Teaching My Kids ASL When I’m Partially Deaf: Why It Matters

Introduction

When I first started losing hearing in my left ear, I didn’t know how deeply it would ripple through my life. I thought I’d just “adjust.” But parenting while partially deaf is a different kind of challenge, one that changed how I communicate, how I listen, and how I teach love without always using words.

This is the story of why I started teaching my kids ASL (American Sign Language), and why I believe every family—deaf, hearing, or somewhere in between can benefit from learning it too.


Why I Needed a New Language

I have about 95% hearing loss in my left ear. Most days, it’s not “obvious” to anyone but me. But it affects everything from understanding directions in loud rooms to hearing my kids when they’re behind me. I’ve smiled and nodded more times than I care to admit, not because I understood, but because I didn’t want to make anyone uncomfortable.

That mindset changes when you’re raising kids. You don’t want to miss a word they say… and you want them to never feel missed.


ASL Gave Us a Bridge

ASL became more than a tool—it became our shared language.

  • When the house is noisy, I can still “hear” them.
  • When they want to express something without yelling, they can sign.
  • When I’m tired, overstimulated, or simply need quiet—we can still connect.
    Even my youngest picked up signs quickly. It became a game, a superpower, a secret code in the middle of a loud world.

Teaching ASL as a Family Practice

I didn’t turn into a certified ASL instructor overnight. I started small:

  • One sign a day. (“Please,” “Thank you,” “More,” “Help.”)
  • Practice at the dinner table: simple things like “milk,” “done,” or “I love you.”
  • Began taking online courses from a local college to expand my vocabulary.

Sometimes they taught me new signs they’d learned from books or online. It wasn’t always perfect, but it was consistent, and it became ours.


What It Taught My Kids

It taught them empathy.
It showed them how to communicate with someone who sees the world differently.
It made them aware that not everyone hears, not everyone speaks, and that communication is more than just sound.

They learned to look at people when they speak. They picked up on nonverbal cues. And they learned that love isn’t always loud; it can be shown with hands, with eyes, with presence.


Why It Matters (Even If You’re Not Deaf)

ASL is a language of inclusion. Teaching it to your children, whether you need it or not, builds awareness, kindness, and patience.
It opens up a world where fewer people are left out. And that matters.

For me, it helped reclaim control in a space where I often felt helpless. For my kids, it gave them confidence and compassion.

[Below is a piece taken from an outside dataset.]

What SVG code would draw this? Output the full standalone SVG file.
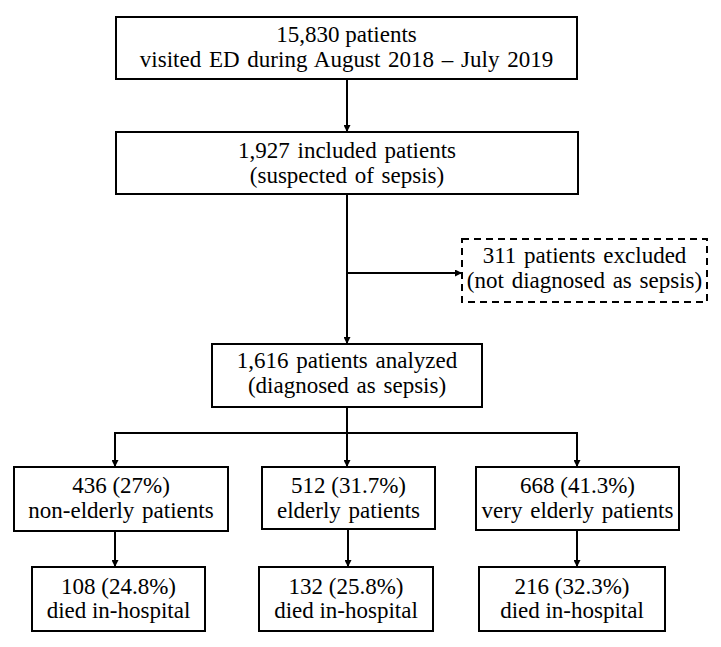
<svg xmlns="http://www.w3.org/2000/svg" width="721" height="647" viewBox="0 0 721 647">
<style>
.box{fill:#fff;stroke:#000;stroke-width:2}
.dash{fill:#fff;stroke:#000;stroke-width:2;stroke-dasharray:7,5}
.t{font-family:'Times New Roman','Liberation Serif',serif;font-size:23px;fill:#000;text-anchor:middle}
.w{word-spacing:2px}
.c{fill:none;stroke:#000;stroke-width:2}
</style>
<defs>
<marker id="ah" viewBox="0 0 10 10" refX="10" refY="5" markerWidth="3.5" markerHeight="3.5" orient="auto" markerUnits="strokeWidth">
<path d="M0,0 L10,5 L0,10 Z" fill="#000"/>
</marker>
</defs>
<rect width="721" height="647" fill="#fff"/>
<g id="connectors">
<line class="c" x1="347" y1="79" x2="347" y2="132" marker-end="url(#ah)"/>
<line class="c" x1="347" y1="194" x2="347" y2="344" marker-end="url(#ah)"/>
<line class="c" x1="347" y1="273" x2="462" y2="273" marker-end="url(#ah)"/>
<line class="c" x1="347" y1="407" x2="347" y2="433"/>
<line class="c" x1="115" y1="433" x2="577" y2="433"/>
<line class="c" x1="115" y1="432" x2="115" y2="467" marker-end="url(#ah)"/>
<line class="c" x1="347" y1="432" x2="347" y2="467" marker-end="url(#ah)"/>
<line class="c" x1="577" y1="432" x2="577" y2="467" marker-end="url(#ah)"/>
<line class="c" x1="115" y1="531" x2="115" y2="567" marker-end="url(#ah)"/>
<line class="c" x1="348" y1="529" x2="348" y2="567" marker-end="url(#ah)"/>
<line class="c" x1="577" y1="530" x2="577" y2="567" marker-end="url(#ah)"/>
</g>
<g id="n1"><rect class="box" x="116" y="17" width="461" height="62"/>
<text class="t" x="346.5" y="42">15,830 patients</text>
<text class="t w" x="346.5" y="67">visited ED during August 2018 – July 2019</text></g>
<g id="n2"><rect class="box" x="116" y="132" width="462" height="62"/>
<text class="t w" x="347" y="158">1,927 included patients</text>
<text class="t w" x="347" y="183">(suspected of sepsis)</text></g>
<g id="n3"><rect class="dash" x="462" y="239" width="245" height="63"/>
<text class="t w" x="584.5" y="263">311 patients excluded</text>
<text class="t w" x="584.5" y="288">(not diagnosed as sepsis)</text></g>
<g id="n4"><rect class="box" x="212" y="344" width="270" height="63"/>
<text class="t w" x="347" y="368">1,616 patients analyzed</text>
<text class="t w" x="347" y="393">(diagnosed as sepsis)</text></g>
<g id="n5"><rect class="box" x="14" y="467" width="214" height="64"/>
<text class="t" x="121" y="493">436 (27%)</text>
<text class="t w" x="121" y="518">non-elderly patients</text></g>
<g id="n6"><rect class="box" x="262" y="467" width="173" height="62"/>
<text class="t" x="348.5" y="493">512 (31.7%)</text>
<text class="t w" x="348.5" y="518">elderly patients</text></g>
<g id="n7"><rect class="box" x="476" y="467" width="203" height="63"/>
<text class="t" x="577.5" y="493">668 (41.3%)</text>
<text class="t w" x="577.5" y="518">very elderly patients</text></g>
<g id="n8"><rect class="box" x="32" y="567" width="173" height="64"/>
<text class="t" x="118.5" y="594">108 (24.8%)</text>
<text class="t" x="118.5" y="618">died in-hospital</text></g>
<g id="n9"><rect class="box" x="259" y="567" width="174" height="64"/>
<text class="t" x="346" y="594">132 (25.8%)</text>
<text class="t" x="346" y="618">died in-hospital</text></g>
<g id="n10"><rect class="box" x="479" y="567" width="186" height="64"/>
<text class="t" x="572" y="594">216 (32.3%)</text>
<text class="t" x="572" y="618">died in-hospital</text></g>
</svg>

And for all of us, it built something that doesn’t depend on sound:
Connection.


Final Thoughts

You don’t need a diagnosis to learn ASL. You don’t need to be fluent to start. You just need to care enough to try.
For families like mine, where partial hearing loss can sometimes feel like isolation, ASL becomes a lifeline.
And sometimes… it becomes the warmest “I love you” you’ll ever see.